## INSTRUCTION:
Answer with one number only: the number of lines that include the word "matplotlib".

>> Start

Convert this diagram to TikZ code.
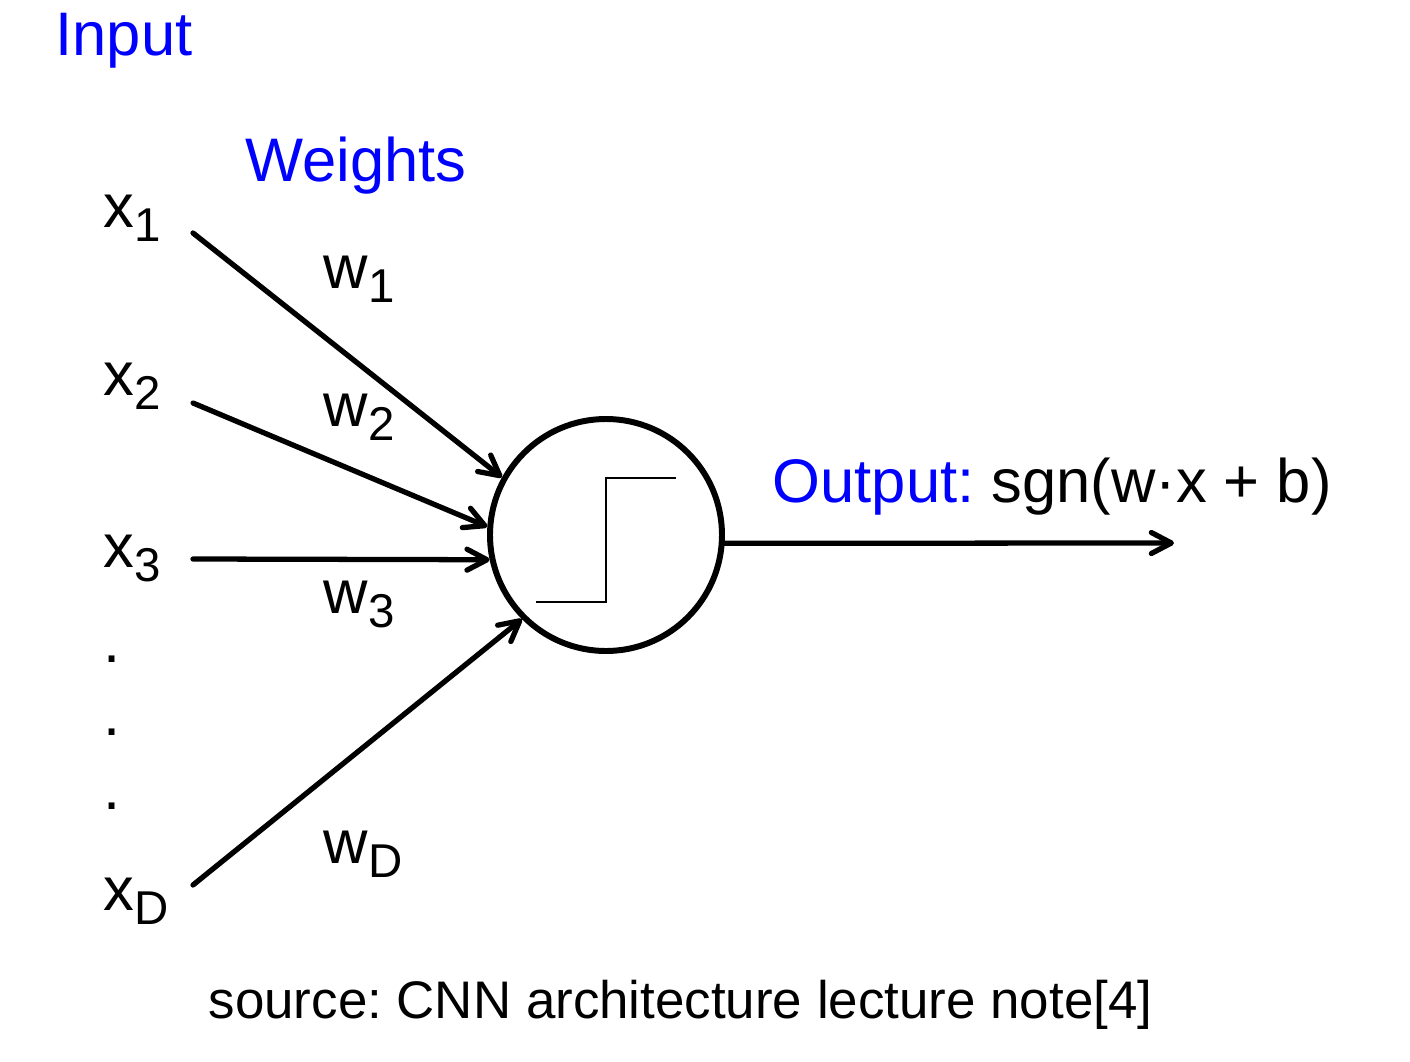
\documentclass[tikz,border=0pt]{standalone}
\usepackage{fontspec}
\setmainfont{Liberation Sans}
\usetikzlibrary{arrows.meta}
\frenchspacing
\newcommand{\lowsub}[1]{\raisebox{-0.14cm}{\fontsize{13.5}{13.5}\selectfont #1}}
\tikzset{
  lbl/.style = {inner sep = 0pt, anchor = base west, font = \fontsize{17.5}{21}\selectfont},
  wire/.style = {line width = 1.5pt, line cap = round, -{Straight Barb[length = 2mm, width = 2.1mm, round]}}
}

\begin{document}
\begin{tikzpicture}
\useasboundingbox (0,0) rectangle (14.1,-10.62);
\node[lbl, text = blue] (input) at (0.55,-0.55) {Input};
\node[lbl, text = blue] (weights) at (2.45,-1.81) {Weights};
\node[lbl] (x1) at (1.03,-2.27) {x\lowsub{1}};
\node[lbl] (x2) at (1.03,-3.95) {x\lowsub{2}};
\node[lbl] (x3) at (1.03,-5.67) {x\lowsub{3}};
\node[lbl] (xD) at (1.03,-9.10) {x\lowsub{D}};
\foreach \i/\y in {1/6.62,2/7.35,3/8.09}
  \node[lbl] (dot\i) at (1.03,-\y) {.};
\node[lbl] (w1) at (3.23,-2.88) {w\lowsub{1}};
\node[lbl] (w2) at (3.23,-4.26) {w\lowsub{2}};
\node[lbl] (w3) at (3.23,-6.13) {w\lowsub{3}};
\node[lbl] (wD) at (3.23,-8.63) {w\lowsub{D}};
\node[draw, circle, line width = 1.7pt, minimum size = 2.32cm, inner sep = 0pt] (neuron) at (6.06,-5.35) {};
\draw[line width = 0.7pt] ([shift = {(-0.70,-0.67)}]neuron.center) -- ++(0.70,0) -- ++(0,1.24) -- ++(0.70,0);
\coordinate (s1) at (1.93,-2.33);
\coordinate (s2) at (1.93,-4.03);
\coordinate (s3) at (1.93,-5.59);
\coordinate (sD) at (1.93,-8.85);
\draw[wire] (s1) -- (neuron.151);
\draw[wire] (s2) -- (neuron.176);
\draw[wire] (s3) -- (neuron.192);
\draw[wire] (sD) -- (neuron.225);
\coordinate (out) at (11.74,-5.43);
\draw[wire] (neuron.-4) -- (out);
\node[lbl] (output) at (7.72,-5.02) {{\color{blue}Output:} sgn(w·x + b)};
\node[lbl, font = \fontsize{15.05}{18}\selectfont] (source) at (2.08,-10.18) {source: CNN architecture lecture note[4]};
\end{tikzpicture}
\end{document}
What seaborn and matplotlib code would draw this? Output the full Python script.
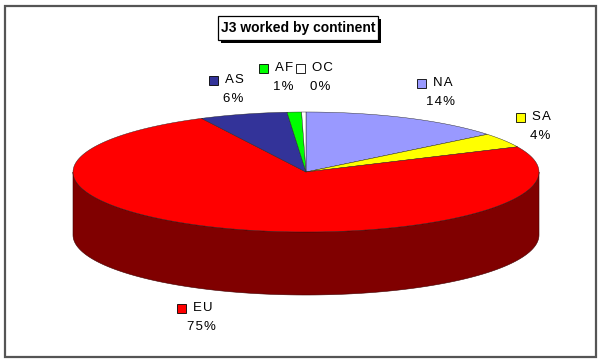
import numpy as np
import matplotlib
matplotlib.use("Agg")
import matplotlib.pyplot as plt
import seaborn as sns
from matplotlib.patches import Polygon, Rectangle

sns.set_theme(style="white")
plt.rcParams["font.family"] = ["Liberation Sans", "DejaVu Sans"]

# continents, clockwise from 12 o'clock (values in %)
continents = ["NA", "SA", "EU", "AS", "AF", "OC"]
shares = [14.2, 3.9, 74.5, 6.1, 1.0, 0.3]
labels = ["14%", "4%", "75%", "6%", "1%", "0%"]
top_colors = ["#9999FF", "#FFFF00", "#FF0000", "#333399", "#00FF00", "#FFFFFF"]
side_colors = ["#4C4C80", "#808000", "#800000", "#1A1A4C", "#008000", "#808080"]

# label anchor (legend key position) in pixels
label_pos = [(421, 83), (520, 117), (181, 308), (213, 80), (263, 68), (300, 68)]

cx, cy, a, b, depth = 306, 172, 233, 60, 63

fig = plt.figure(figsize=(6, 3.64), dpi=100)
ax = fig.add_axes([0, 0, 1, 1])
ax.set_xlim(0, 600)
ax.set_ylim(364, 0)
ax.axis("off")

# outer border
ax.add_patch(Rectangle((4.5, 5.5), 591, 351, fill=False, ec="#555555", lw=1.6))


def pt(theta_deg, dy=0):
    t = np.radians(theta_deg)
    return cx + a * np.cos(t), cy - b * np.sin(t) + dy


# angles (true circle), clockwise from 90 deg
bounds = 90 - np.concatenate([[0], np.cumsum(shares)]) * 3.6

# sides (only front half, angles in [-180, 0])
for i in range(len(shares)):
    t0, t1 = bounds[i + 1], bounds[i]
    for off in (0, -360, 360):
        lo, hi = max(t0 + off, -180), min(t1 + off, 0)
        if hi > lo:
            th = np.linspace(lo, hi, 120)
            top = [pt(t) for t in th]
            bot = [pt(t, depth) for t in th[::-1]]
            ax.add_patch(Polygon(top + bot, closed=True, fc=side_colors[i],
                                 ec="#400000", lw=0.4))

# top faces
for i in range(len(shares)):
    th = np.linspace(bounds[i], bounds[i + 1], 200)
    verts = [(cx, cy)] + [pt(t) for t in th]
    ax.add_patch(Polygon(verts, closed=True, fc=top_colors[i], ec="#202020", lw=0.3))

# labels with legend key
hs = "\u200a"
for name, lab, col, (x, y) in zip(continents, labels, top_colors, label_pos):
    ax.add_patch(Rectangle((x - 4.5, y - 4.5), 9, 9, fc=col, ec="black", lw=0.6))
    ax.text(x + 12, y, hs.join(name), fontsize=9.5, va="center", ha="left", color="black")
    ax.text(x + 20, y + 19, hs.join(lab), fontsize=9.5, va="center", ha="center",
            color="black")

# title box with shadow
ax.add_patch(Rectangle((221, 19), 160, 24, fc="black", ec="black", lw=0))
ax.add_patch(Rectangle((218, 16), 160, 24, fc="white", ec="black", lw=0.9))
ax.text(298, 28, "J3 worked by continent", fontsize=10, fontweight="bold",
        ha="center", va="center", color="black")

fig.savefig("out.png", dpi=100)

>> End

## COMPLETED EXERCISE:
5